Why Building on the Rock is Essential Even When it Doesn’t Make Sense

“These words I speak to you are not incidental additions to your life, homeowner improvements to your standard of living. They are foundational words, words to build a life on. If you work these words into your life, you are like a smart carpenter who built his house on solid rock. Rain poured down, the river flooded, a tornado hit—but nothing moved that house. It was fixed to the rock.” (Matt. 7:24-25)

But what happens when you are the smart carpenter and it appears that your house is not as secure as you thought?

I can think of several seasons when the turbulent weather of my life rocked my “house.” Sometimes, it felt like it would collapse. Inside, we felt the torrent winds knocking against it.. Job loss. Broken bones. Mental Illness. Disappointment. Unexpected financial setbacks. Chronic illness. Marital stress. Trauma. Lost pregnancies.

Often, looking at others’ homes led to confusion, disappointment, and jealousy. Their houses were built on sand but they seemed pretty secure.

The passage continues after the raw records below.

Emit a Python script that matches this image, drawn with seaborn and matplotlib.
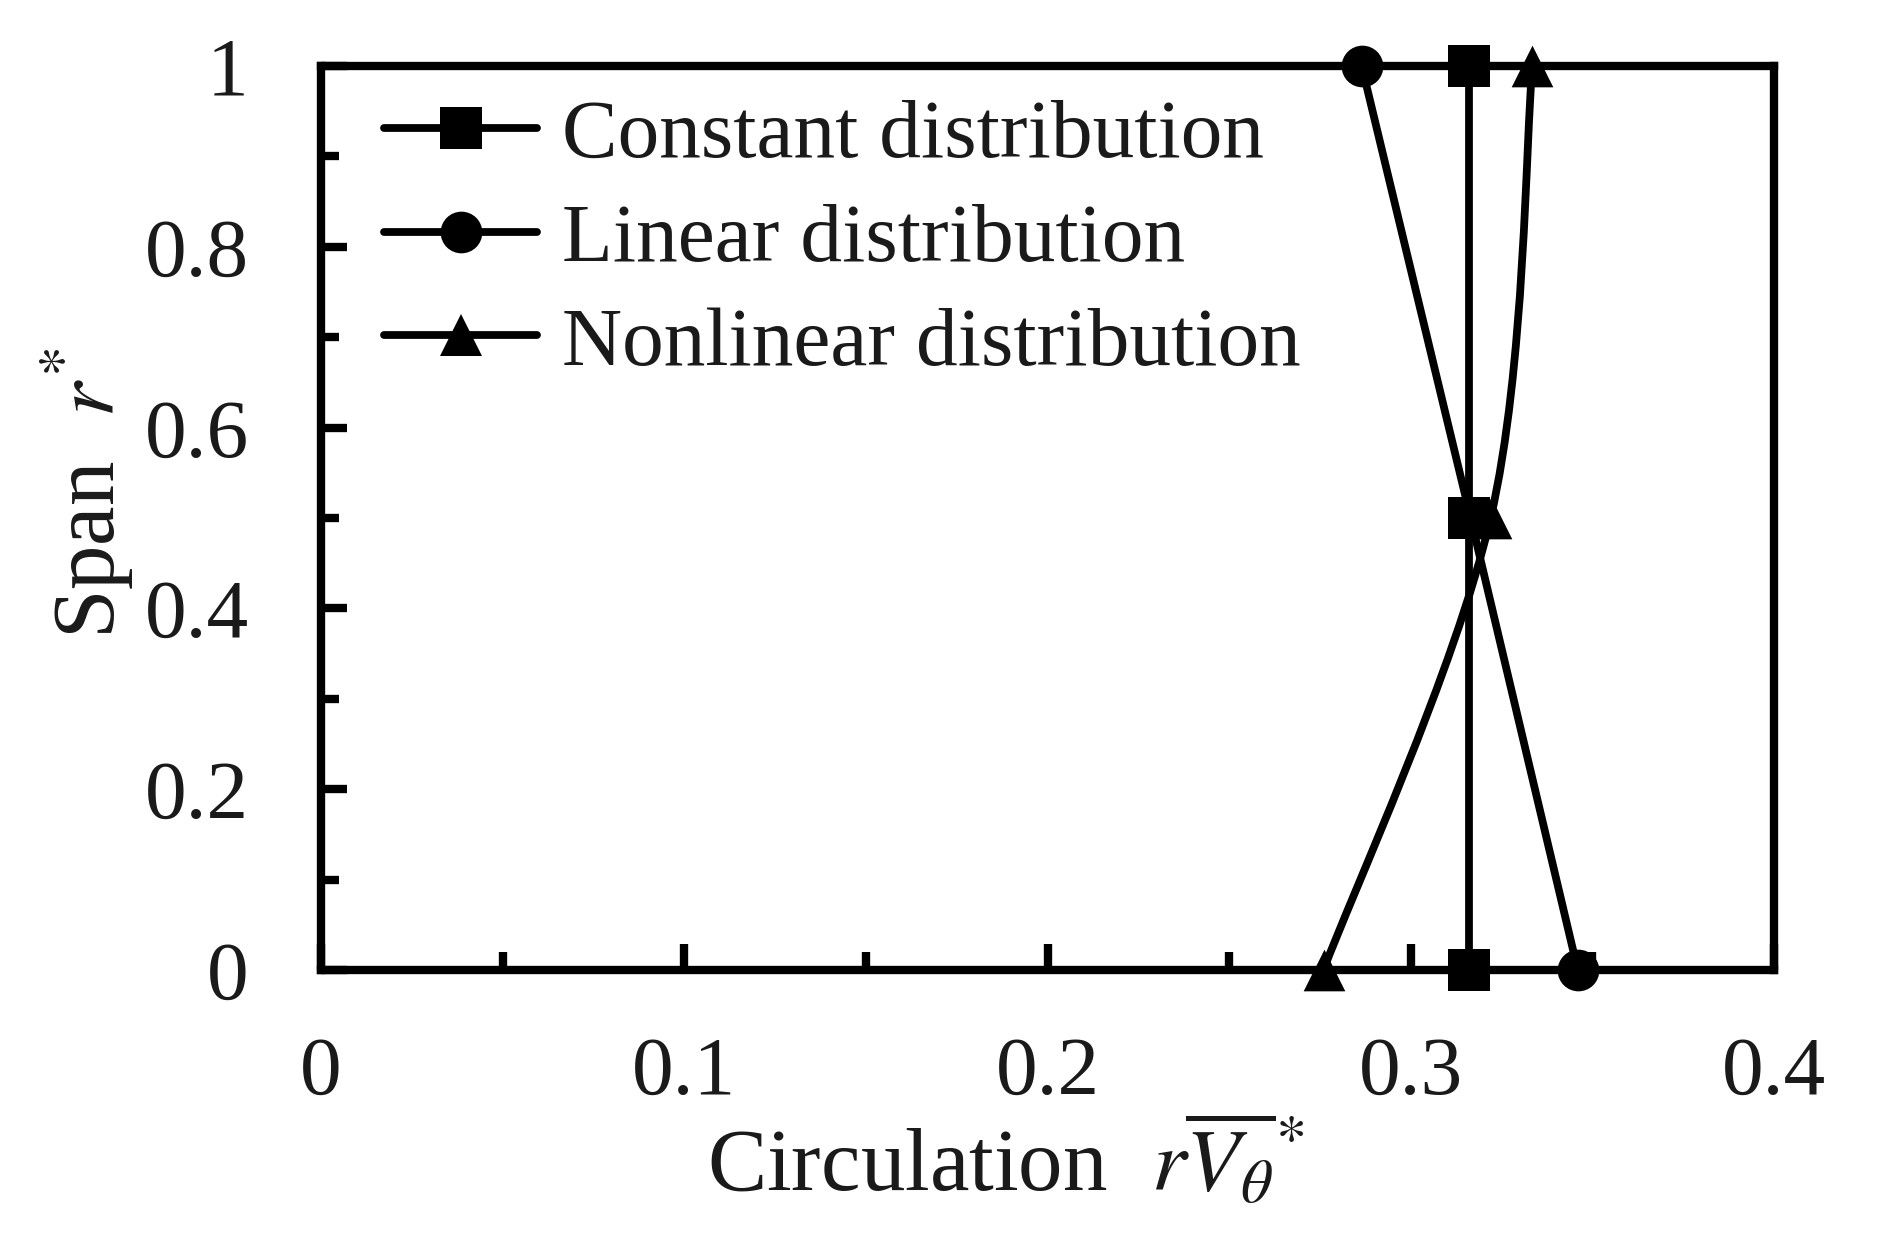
import numpy as np
import pandas as pd
import matplotlib
matplotlib.use("Agg")
import matplotlib.pyplot as plt
import seaborn as sns
from matplotlib.path import Path
from matplotlib.patches import PathPatch
from matplotlib.lines import Line2D
from matplotlib.ticker import FixedLocator, MultipleLocator

# ---------------- data ----------------
span = [0.0, 0.5, 1.0]
constant = [0.316, 0.316, 0.316]
linear = [0.346, 0.3165, 0.2865]
nonlinear = [0.276, 0.322, 0.3335]
series_names = ["Constant distribution", "Linear distribution", "Nonlinear distribution"]
x_ticks = [0, 0.1, 0.2, 0.3, 0.4]
x_tick_labels = ["0", "0.1", "0.2", "0.3", "0.4"]
y_ticks = [0, 0.2, 0.4, 0.6, 0.8, 1.0]
y_tick_labels = ["0", "0.2", "0.4", "0.6", "0.8", "1"]

# ---------------- style ----------------
sns.set_theme(style="white")
plt.rcParams["font.family"] = ["Liberation Serif", "DejaVu Serif"]
plt.rcParams["mathtext.fontset"] = "stix"

TEXT = "#1a1a1a"
LW = 2.8
MS = 15
FS = 30

fig = plt.figure(figsize=(9.455, 6.26), dpi=200)
ax = fig.add_axes([0.1698, 0.2252, 0.7683, 0.7221])

# nonlinear: smooth (Excel-style) curve through its points + triangle markers
def smooth_path(xs, ys):
    pts = np.column_stack([xs, ys]).astype(float)
    n = len(pts)
    verts = [pts[0]]
    codes = [Path.MOVETO]
    for i in range(n - 1):
        p0 = pts[i - 1] if i > 0 else pts[i]
        p1 = pts[i]
        p2 = pts[i + 1]
        p3 = pts[i + 2] if i + 2 < n else pts[i + 1]
        c1 = p1 + (p2 - p0) / 6.0
        c2 = p2 - (p3 - p1) / 6.0
        verts += [c1, c2, p2]
        codes += [Path.CURVE4] * 3
    return Path(verts, codes)

curve = PathPatch(smooth_path(nonlinear, span), fill=False, edgecolor="black",
                  lw=LW, transform=ax.transData, clip_on=False, zorder=3)
ax.add_patch(curve)
sns.scatterplot(x=nonlinear, y=span, marker="^", s=MS ** 2, color="black",
                linewidth=0, ax=ax, clip_on=False, zorder=4, legend=False)

sns.lineplot(x=linear, y=span, sort=False, estimator=None, color="black", lw=LW,
             marker="o", markersize=MS, markeredgewidth=0, ax=ax,
             clip_on=False, zorder=5, legend=False)
sns.lineplot(x=constant, y=span, sort=False, estimator=None, color="black", lw=LW,
             marker="s", markersize=MS, markeredgewidth=0, ax=ax,
             clip_on=False, zorder=6, legend=False)

# ---------------- axes ----------------
ax.set_xlim(0, 0.4)
ax.set_ylim(0, 1)
ax.xaxis.set_major_locator(FixedLocator(x_ticks))
ax.set_xticklabels(x_tick_labels)
ax.yaxis.set_major_locator(FixedLocator(y_ticks))
ax.set_yticklabels(y_tick_labels)
ax.xaxis.set_minor_locator(MultipleLocator(0.05))
ax.yaxis.set_minor_locator(MultipleLocator(0.1))
ax.tick_params(which="both", direction="in", bottom=True, left=True, top=False,
               right=False, width=3.0, color="black", labelsize=FS,
               labelcolor=TEXT)
ax.tick_params(which="major", length=9.4)
ax.tick_params(which="minor", length=6.5)
ax.tick_params(axis="x", which="major", pad=24)
ax.tick_params(axis="y", which="major", pad=26)
for sp in ax.spines.values():
    sp.set_visible(True)
    sp.set_color("black")
    sp.set_linewidth(3.0)
    sp.set_zorder(2)

ax.set_xlabel(r"Circulation  $r\overline{V_{\theta}}^{*}$", fontsize=32, color=TEXT)
ax.set_ylabel(r"Span  $r^{*}$", fontsize=32, color=TEXT)
ax.xaxis.set_label_coords(0.471, -0.16)
ax.yaxis.set_label_coords(-0.127, 0.527)

handles = [
    Line2D([0], [0], color="black", lw=LW, marker="s", markersize=MS, markeredgewidth=0),
    Line2D([0], [0], color="black", lw=LW, marker="o", markersize=MS, markeredgewidth=0),
    Line2D([0], [0], color="black", lw=LW, marker="^", markersize=MS, markeredgewidth=0),
]
leg = ax.legend(handles, series_names, loc="upper left", bbox_to_anchor=(0.0434, 0.964),
                frameon=False, fontsize=FS, handlelength=1.84, handletextpad=0.29,
                labelspacing=0.33, borderpad=0, borderaxespad=0)
for t in leg.get_texts():
    t.set_color(TEXT)

fig.savefig("out.png", dpi=200)
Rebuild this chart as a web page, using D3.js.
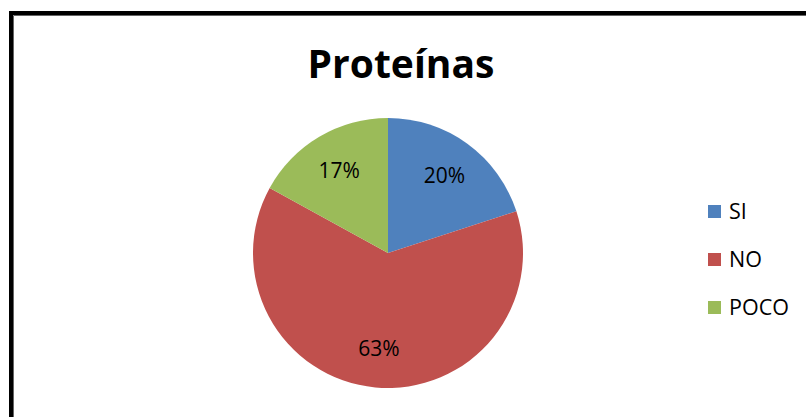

In fact, the surrounding landscape seemed to flourish and become more colorful and vibrant by the day. Mine seemed kind of shabby in comparison.

Does God not see what’s happening?

Am I not praying “right?”

Does building on rock even make a difference?

Yet, I realized that looks can be deceiving. A lot of destruction can be taking place behind closed doors. What appears captivating from the outside can really be a facade.

Sure, my house is a bit weathered. It bears some dents and cracks. But those features speak of its resilience to the forces around it. No matter how intense the storm, the foundation will never give way. Never.

This post was posted for the Five Minute Friday Writing Community. Come Join Us! https://fiveminutefriday.com/




2 thoughts on “Why Building on the Rock is Essential Even When it Doesn’t Make Sense

  1. Marie

    Beautiful words, Stephanie. Made me think of some of the older women I know, the ones who have stepped into age gracefully. The joys and hardships of life are etched across their faces. They aren’t “beautiful” according to society, but they radiate the kind of loveliness that comes from knowing the Lord and knowing themselves. I want to be like them.